Wetransfer to client. All happy.

Then you get the ones that ask for 300dpi TIF. (300dpi being that magical number that they think means high quality) You send that, then they ask for something smaller because they can't open the 5gb Wetransfer on their phone.

So you export as 5000px on the long edge JPG 12 and it's printed in a magazine just fine.

Now, If it's going to pass a file onto my editor for extensive processing, that'll get exported at their preference because they work with the difference.

JPEG works fine, I agree. And in normal cases you won't save it over and over again like my example. But it is good te see what happens if you would.

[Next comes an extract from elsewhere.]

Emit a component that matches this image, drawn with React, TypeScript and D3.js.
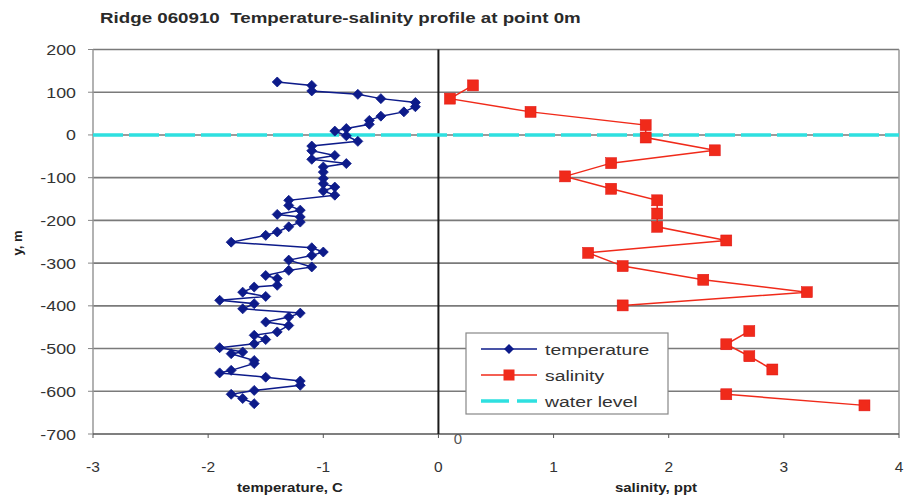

Ummmm... jpeg was never intended to be a 'general purpose' format. It was- and still is- specifically intended to be a device-independent standardized interchange format for continuous tone photographs. Part of this is file compression to allow for efficient network interchange. Jpeg is still overwhelmingly successful at this. It is the world wide interchange standard and, given its ubiquity, is not going anywhere soon. At best, whatever alternative formats are developed- heif/heic were mentioned- would simply coexist with jpeg in much the same way rtf/doc/docx/odt coexist in the word processing world. It should be noted that the intent always was- and still is- that the photograph would be processed in another format and, before being sent or posted, converted to jpeg. It would seem this would be tiff or bmp formats. It should also be noted that the jpeg format is one of the recommended formats for sustainability by the Library of Congress. Again a quality of 100 is recommended. Some photographers do process in jpeg. They should maintain as high a quality setting as possible- 100 if available- and limit the number of processing sessions to two or three. Those processing raw files have one session available before having to convert to another format. It would seem that tiff would be the format of choice here.

Jpegs are usually saved at a little over 80% quality. But I would like to know if any degradation occurs if you save it at 100% quality. "100%" seems to imply that it is lossless.